I just finished this low-budget Israeli flick called Yossi and Jagger. I can’t complain about the cast. If only it were a porno. I love this Semitic type, so long as they’re under thirty and don’t have sidelocks. Jagger bites it in the end, too, but in this instance that’s what the whole plot is for. I can’t say that I cared all that much, which is a shame, but the relationship between the two title characters was not very fleshed out. There was a lot of gratuitous shit going on around them that frankly detracted from the development of the characters the title suggested the story was supposed to be about.

There was not a lot of tension in the script over the issue of the homophobia in the Israeli military, which was another thing you were led to believe the story was about. What tension there was was in a silly subplot involving a young girl with a crush on sexy young Jagger, and another soldier who had a crush on her.

You know that Jagger is going to get it when they go out ‘on ambush,’ whatever that is—the whole plot is basically about setting up the scene where he will be blown to bits by a landmine. But there’s no tension in it. We know it will happen but we don’t feel a sense of horror at the inevitability of it, we don’t feel any dread. I mean, Jagger is conspicuous by his absence in much of the film. When we do see him he’s vamping it up, or pouting, and frankly, though he’s pretty, he’s not very sympathetic. Yahuda Levi, despite the very unlovely name, is lovely to look at (he’s a soap star in Israel—and despite being compared to DeNiro, he has soap star looks), but his Jagger is a run-of-the-mill disco slut.

I didn’t get any sense that what was going on between him and the very earnest and manly Yossi (played by the much, much uglier and infinitely sexier Ohad Knoller) was a big, big love. Yossi is much more reluctant to declare his love, but that’s obviously because it’s much more serious for him. Jagger is always nagging him to tell him he loves him.

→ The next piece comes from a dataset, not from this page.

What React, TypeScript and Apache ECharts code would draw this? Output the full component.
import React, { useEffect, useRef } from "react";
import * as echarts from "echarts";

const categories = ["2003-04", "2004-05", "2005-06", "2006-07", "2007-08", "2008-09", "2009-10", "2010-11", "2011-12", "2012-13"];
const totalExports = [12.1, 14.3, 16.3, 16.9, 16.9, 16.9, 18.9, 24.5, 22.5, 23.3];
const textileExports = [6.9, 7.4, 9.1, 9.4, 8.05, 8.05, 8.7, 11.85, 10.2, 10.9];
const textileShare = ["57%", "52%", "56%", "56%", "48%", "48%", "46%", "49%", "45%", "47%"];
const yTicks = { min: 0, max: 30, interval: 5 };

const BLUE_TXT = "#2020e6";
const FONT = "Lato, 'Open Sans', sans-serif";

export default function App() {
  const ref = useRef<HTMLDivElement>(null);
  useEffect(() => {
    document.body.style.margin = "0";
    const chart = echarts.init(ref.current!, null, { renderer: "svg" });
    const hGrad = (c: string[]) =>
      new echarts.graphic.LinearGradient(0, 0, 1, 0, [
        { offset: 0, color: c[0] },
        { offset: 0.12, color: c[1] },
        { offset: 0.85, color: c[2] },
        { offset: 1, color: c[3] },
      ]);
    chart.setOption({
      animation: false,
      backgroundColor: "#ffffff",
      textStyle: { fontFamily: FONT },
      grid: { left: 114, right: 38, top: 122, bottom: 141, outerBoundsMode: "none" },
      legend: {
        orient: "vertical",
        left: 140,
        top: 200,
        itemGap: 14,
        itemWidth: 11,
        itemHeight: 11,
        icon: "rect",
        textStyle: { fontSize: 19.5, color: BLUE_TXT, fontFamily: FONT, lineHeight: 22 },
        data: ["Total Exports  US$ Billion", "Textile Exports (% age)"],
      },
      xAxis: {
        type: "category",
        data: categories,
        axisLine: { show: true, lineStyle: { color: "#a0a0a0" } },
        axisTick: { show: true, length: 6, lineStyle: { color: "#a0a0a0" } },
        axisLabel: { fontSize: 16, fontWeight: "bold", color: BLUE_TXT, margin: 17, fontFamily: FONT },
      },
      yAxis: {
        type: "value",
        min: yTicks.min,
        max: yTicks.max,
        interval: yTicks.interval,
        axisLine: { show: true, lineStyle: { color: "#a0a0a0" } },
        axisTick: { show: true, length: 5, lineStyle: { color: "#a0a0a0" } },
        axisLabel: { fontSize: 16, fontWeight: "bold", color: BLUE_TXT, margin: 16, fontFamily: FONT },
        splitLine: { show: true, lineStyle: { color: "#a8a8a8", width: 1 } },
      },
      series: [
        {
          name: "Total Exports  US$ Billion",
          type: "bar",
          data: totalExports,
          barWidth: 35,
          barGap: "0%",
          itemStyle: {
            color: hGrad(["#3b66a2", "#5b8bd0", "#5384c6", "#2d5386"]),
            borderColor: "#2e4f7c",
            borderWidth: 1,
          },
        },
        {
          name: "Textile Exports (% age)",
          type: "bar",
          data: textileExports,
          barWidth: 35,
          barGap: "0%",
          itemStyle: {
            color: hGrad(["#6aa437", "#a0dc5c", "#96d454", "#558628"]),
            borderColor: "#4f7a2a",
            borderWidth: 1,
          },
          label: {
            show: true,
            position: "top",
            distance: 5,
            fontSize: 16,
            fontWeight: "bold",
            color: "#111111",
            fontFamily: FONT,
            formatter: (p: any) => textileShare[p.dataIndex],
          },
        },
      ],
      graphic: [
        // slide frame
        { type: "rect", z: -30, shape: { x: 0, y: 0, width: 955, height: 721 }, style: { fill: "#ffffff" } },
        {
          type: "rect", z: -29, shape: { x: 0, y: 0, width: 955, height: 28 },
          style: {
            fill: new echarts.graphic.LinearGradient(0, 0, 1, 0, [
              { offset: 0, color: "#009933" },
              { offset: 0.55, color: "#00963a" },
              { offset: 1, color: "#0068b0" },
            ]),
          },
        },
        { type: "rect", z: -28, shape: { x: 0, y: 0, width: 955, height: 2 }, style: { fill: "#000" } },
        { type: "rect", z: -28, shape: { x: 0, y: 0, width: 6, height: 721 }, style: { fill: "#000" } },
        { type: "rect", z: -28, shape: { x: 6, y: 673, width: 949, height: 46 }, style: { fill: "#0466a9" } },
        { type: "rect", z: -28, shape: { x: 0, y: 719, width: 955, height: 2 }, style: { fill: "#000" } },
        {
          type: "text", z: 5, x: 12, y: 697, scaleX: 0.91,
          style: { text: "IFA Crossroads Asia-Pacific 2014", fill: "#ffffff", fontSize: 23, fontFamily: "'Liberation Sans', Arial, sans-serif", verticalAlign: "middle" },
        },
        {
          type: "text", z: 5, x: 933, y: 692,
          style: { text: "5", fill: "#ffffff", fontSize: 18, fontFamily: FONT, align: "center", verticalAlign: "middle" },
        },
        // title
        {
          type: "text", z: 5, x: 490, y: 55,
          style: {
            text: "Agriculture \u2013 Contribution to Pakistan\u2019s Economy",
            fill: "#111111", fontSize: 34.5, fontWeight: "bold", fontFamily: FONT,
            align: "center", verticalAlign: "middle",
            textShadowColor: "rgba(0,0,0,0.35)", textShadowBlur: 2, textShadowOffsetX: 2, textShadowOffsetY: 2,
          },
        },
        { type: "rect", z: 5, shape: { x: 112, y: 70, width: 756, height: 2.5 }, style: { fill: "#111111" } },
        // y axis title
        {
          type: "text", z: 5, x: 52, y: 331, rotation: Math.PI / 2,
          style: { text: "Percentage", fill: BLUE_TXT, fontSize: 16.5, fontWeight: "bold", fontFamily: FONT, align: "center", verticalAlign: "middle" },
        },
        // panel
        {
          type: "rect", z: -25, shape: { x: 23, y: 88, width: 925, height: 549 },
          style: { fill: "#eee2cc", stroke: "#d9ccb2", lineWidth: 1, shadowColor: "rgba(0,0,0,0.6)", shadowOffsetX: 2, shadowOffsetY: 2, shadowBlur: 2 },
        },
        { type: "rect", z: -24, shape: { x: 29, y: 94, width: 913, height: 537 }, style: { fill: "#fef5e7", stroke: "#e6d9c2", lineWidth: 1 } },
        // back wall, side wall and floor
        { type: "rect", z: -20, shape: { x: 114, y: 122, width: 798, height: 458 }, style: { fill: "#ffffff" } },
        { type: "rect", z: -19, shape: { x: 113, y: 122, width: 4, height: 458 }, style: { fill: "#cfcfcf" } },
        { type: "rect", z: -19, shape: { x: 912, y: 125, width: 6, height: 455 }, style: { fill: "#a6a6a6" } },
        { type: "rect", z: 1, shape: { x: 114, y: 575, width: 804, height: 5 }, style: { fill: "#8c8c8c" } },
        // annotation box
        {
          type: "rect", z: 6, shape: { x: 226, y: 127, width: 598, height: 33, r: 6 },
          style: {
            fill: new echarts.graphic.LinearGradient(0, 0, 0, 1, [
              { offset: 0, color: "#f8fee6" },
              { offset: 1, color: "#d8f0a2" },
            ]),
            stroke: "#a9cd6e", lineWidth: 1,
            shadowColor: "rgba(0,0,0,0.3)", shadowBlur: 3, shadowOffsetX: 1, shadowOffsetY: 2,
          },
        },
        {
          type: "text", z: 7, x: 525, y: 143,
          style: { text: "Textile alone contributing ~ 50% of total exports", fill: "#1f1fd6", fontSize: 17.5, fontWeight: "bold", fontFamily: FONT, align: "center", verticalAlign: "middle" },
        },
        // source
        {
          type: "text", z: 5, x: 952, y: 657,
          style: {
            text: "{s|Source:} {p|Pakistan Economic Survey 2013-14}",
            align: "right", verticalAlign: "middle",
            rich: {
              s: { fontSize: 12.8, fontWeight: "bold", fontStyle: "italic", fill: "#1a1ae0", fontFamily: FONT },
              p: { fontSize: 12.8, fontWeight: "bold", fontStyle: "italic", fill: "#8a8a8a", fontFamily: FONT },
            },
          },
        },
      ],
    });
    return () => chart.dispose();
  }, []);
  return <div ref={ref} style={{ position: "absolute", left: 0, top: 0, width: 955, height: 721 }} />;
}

But if you translated all this into real life (and it is based on a true story), and say Jagger hadn’t got himself blown to bits, Yossi’s suffering would have been greater in the long run, and not so ennobling. They’d have left the army, moved together to Tel Aviv, and Jagger would be giving it up to every hung top he could find. He’d be throwing it in Yossi’s face. Yossi would get depressed, and start eating, and get fat, which would only encourage Jagger. Jagger would get addicted to crystal meth, and eventually contract AIDS. In a rare moment of generosity he would give it to Yossi. It would’ve been more like the last third of Before Night Falls. So it worked out better, storywise, that he died in the end.

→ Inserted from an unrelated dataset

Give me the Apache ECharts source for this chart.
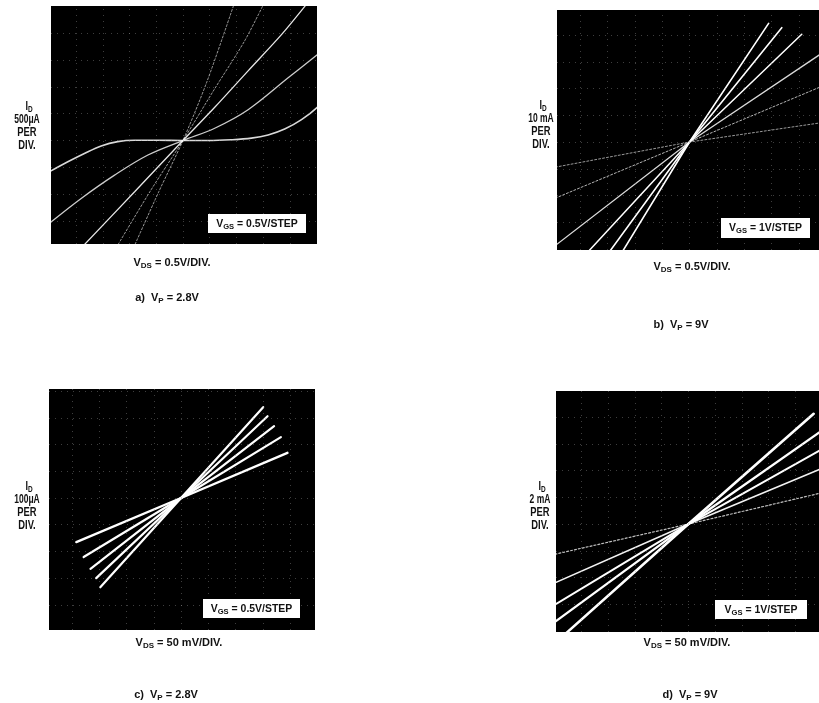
<!DOCTYPE html>
<html><head><meta charset="utf-8">
<script src="https://cdn.jsdelivr.net/npm/echarts@6/dist/echarts.min.js"></script>
<style>html,body{margin:0;padding:0;background:#fff}#c{width:819px;height:703px}</style>
</head><body><div id="c"></div><script>
// ---------- DATA (in screen divisions, origin at trace crossing) ----------
const gridDivs = [-5,-4,-3,-2,-1,0,1,2,3,4,5];

// a) Vp = 2.8V, VDS 0.5V/div, ID 500uA/div
const aCurve1 = [[-4.94,-1.13],[-4.31,-0.79],[-3.69,-0.48],[-3.06,-0.2],[-2.44,-0.04],[-1.81,0.01],[-0.94,0.01],[0,0],[0.94,0],[1.81,0.03],[2.56,0.09],[3.19,0.21],[3.81,0.43],[4.44,0.78],[5.04,1.25]];
const aCurve2 = [[-4.94,-3.04],[-3.81,-2.16],[-2.56,-1.29],[-1.31,-0.54],[0,0],[1.19,0.46],[2.44,1.15],[3.94,2.34],[5.04,3.21]];
const aCurve3 = [[-3.8,-4.0],[-1.8,-1.9],[0,0],[1.2,1.25],[2.44,2.6],[3.69,3.95],[4.6,5.05]];
const aCurve4 = [[-2.5,-4.0],[-1.2,-1.85],[0,0],[1.2,1.95],[2.3,3.7],[3.0,5.05]];
const aCurve5 = [[-1.85,-4.0],[-0.9,-1.9],[0,0],[0.9,2.2],[1.9,5.05]];

// b) Vp = 9V, VDS 0.5V/div, ID 10mA/div
const bCurve1 = [[-2.45,-4.1],[0,0],[2.89,4.44]];
const bCurve2 = [[-2.92,-4.1],[0,0],[3.37,4.28]];
const bCurve3 = [[-3.7,-4.1],[0,0],[4.10,4.03]];
const bCurve4 = [[-4.9,-3.87],[0,0],[4.8,3.3]];
const bCurve5 = [[-4.9,-2.1],[0,0],[4.8,2.07]];
const bCurve6 = [[-4.9,-0.94],[0,0],[4.8,0.72]];

// c) Vp = 2.8V, VDS 50mV/div, ID 100uA/div
const cCurve1 = [[-2.96,-3.34],[0,0],[3.01,3.4]];
const cCurve2 = [[-3.11,-3.0],[0,0],[3.17,3.06]];
const cCurve3 = [[-3.32,-2.65],[0,0],[3.41,2.69]];
const cCurve4 = [[-3.57,-2.21],[0,0],[3.66,2.28]];
const cCurve5 = [[-3.84,-1.65],[0,0],[3.90,1.69]];

// d) Vp = 9V, VDS 50mV/div, ID 2mA/div
const dCurve1 = [[-4.6,-4.1],[0,0],[4.69,4.125]];
const dCurve2 = [[-5.0,-3.66],[0,0],[5.0,3.5]];
const dCurve3 = [[-5.0,-3.02],[0,0],[5.0,2.8]];
const dCurve4 = [[-5.0,-2.2],[0,0],[5.0,2.08]];
const dCurve5 = [[-5.0,-1.13],[0,0],[5.0,1.17]];

// text
const idUnits = ['500\u03bcA','10 mA','100\u03bcA','2 mA'];
const vdsScales = ['0.5V/DIV.','0.5V/DIV.','50 mV/DIV.','50 mV/DIV.'];
const vgsSteps = ['0.5V/STEP','1V/STEP','0.5V/STEP','1V/STEP'];
const captions = [['a)','2.8V'],['b)','9V'],['c)','2.8V'],['d)','9V']];

// ---------- LAYOUT ----------
const F = "'Liberation Sans','DejaVu Sans',sans-serif";
const panels = [
  {box:[51,6,266,238],  xr:[-4.94,5.02], yr:[-3.86,5.02], idX:27,  idY:107, vdsX:172, vdsY:263, capX:167, capY:298, vgs:[208,214,98,19]},
  {box:[557,10,265,240],xr:[-4.84,4.73], yr:[-4.04,4.94], idX:541, idY:106, vdsX:692, vdsY:267, capX:681, capY:325, vgs:[721,218,89,20]},
  {box:[49,389,266,241],xr:[-4.84,4.91], yr:[-4.94,4.08], idX:27,  idY:487, vdsX:179, vdsY:643, capX:166, capY:695, vgs:[203,599,97,19]},
  {box:[556,391,266,241],xr:[-4.96,4.89],yr:[-4.04,4.98], idX:540, idY:487, vdsX:687, vdsY:643, capX:690, capY:695, vgs:[715,600,92,19]}
];
const curveSets = [
  [[aCurve1,{w:1.6,o:0.85,t:'solid',s:0.35}],[aCurve2,{w:1.3,o:0.8,t:'solid',s:0.35}],[aCurve3,{w:1.3,o:0.9,t:'solid',s:0.3}],[aCurve4,{w:1,o:0.6,t:'dotted',s:0.3}],[aCurve5,{w:1,o:0.6,t:'dotted',s:0.3}]],
  [[bCurve1,{w:1.6,o:1,t:'solid'}],[bCurve2,{w:1.6,o:1,t:'solid'}],[bCurve3,{w:1.5,o:1,t:'solid'}],[bCurve4,{w:1.3,o:0.85,t:'solid'}],[bCurve5,{w:1,o:0.7,t:'dotted'}],[bCurve6,{w:1,o:0.6,t:'dotted'}]],
  [[cCurve1,{w:2.2,o:1,t:'solid'}],[cCurve2,{w:2.2,o:1,t:'solid'}],[cCurve3,{w:2.2,o:1,t:'solid'}],[cCurve4,{w:2.2,o:1,t:'solid'}],[cCurve5,{w:2.4,o:1,t:'solid'}]],
  [[dCurve1,{w:2.6,o:1,t:'solid'}],[dCurve2,{w:2.3,o:1,t:'solid'}],[dCurve3,{w:2.0,o:1,t:'solid'}],[dCurve4,{w:1.6,o:0.95,t:'solid'}],[dCurve5,{w:1.2,o:0.75,t:'dotted'}]]
];

const grids=[], xAxes=[], yAxes=[], series=[], graphic=[];
const rich = {
  n:{fontSize:11,fontWeight:'bold',fontFamily:F,fill:'#111',lineHeight:14,verticalAlign:'middle'},
  s:{fontSize:8,fontWeight:'bold',fontFamily:F,fill:'#111',lineHeight:8,verticalAlign:'bottom'},
  N:{fontSize:12.5,fontWeight:'bold',fontFamily:F,fill:'#111',lineHeight:14,verticalAlign:'middle'},
  S:{fontSize:9,fontWeight:'bold',fontFamily:F,fill:'#111',lineHeight:9,verticalAlign:'bottom'}
};
function txt(x,y,text,sx){
  graphic.push({type:'text',x:x,y:y,z:10,scaleX:sx||1,style:{text:text,rich:rich,align:'center',verticalAlign:'middle',fontSize:11,fontWeight:'bold',fontFamily:F,fill:'#111'}});
}
panels.forEach((p,i)=>{
  grids.push({left:p.box[0],top:p.box[1],width:p.box[2],height:p.box[3],show:true,backgroundColor:'#000',borderWidth:0});
  xAxes.push({type:'value',gridIndex:i,min:p.xr[0],max:p.xr[1],show:false,splitLine:{show:false}});
  yAxes.push({type:'value',gridIndex:i,min:p.yr[0],max:p.yr[1],show:false,splitLine:{show:false}});
  const ml = [];
  gridDivs.forEach(v=>{ if(v>p.xr[0]+0.05 && v<p.xr[1]-0.05) ml.push({xAxis:v}); });
  gridDivs.forEach(v=>{ if(v>p.yr[0]+0.05 && v<p.yr[1]-0.05) ml.push({yAxis:v}); });
  series.push({type:'line',xAxisIndex:i,yAxisIndex:i,data:[],silent:true,
    markLine:{silent:true,symbol:['none','none'],label:{show:false},animation:false,
      lineStyle:{type:[1,5],color:'#9a9a9a',width:1,opacity:0.4},data:ml}});
  curveSets[i].forEach(([d,st])=>{
    series.push({type:'line',xAxisIndex:i,yAxisIndex:i,data:d,showSymbol:false,silent:true,animation:false,
      smooth:st.s||false,clip:true,
      lineStyle:{color:'#fff',width:st.w,opacity:st.o,type:st.t==='dotted'?[2,2]:'solid',cap:'round'}});
  });
  // labels
  txt(p.idX+2,p.idY,'{N|I}{S|D}',0.72);
  txt(p.idX,p.idY+12.5,'{N|'+idUnits[i]+'}',0.68);
  txt(p.idX,p.idY+25.5,'{N|PER}',0.75);
  txt(p.idX,p.idY+38.5,'{N|DIV.}',0.75);
  txt(p.vdsX,p.vdsY,'{n|V}{s|DS}{n| = '+vdsScales[i]+'}',1);
  txt(p.capX,p.capY,'{n|'+captions[i][0]+'  V}{s|P}{n| = '+captions[i][1]+'}',1);
  graphic.push({type:'rect',z:9,shape:{x:p.vgs[0],y:p.vgs[1],width:p.vgs[2],height:p.vgs[3]},style:{fill:'#fff'}});
  txt(p.vgs[0]+p.vgs[2]/2,p.vgs[1]+p.vgs[3]/2,'{n|V}{s|GS}{n| = '+vgsSteps[i]+'}',0.95);
});

const chart = echarts.init(document.getElementById('c'),null,{renderer:'canvas'});
chart.setOption({animation:false,backgroundColor:'#fff',grid:grids,xAxis:xAxes,yAxis:yAxes,series:series,graphic:graphic});
</script></body></html>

Apparently Yossi and Jagger was a big smash hit in Israel. And although the cast was very capable, the movie was certainly not all that. It makes you wonder what it is about the film that aroused such interest, mainly among young moviegoers, if what I’ve read about it is true. Why should this tale have particular resonance with a wider audience? I mean, what is homosexuality as portrayed here shorthand for? For truths that can’t be spoken? And what truths would those be? The story of Yossi and Jagger is not compelling enough on its own to merit a movie. And certainly not compellingly enough told to merit the adulation it has received at home. So the question is, what is their story symbolic of? But honestly, I can’t be bothered to go looking for an answer.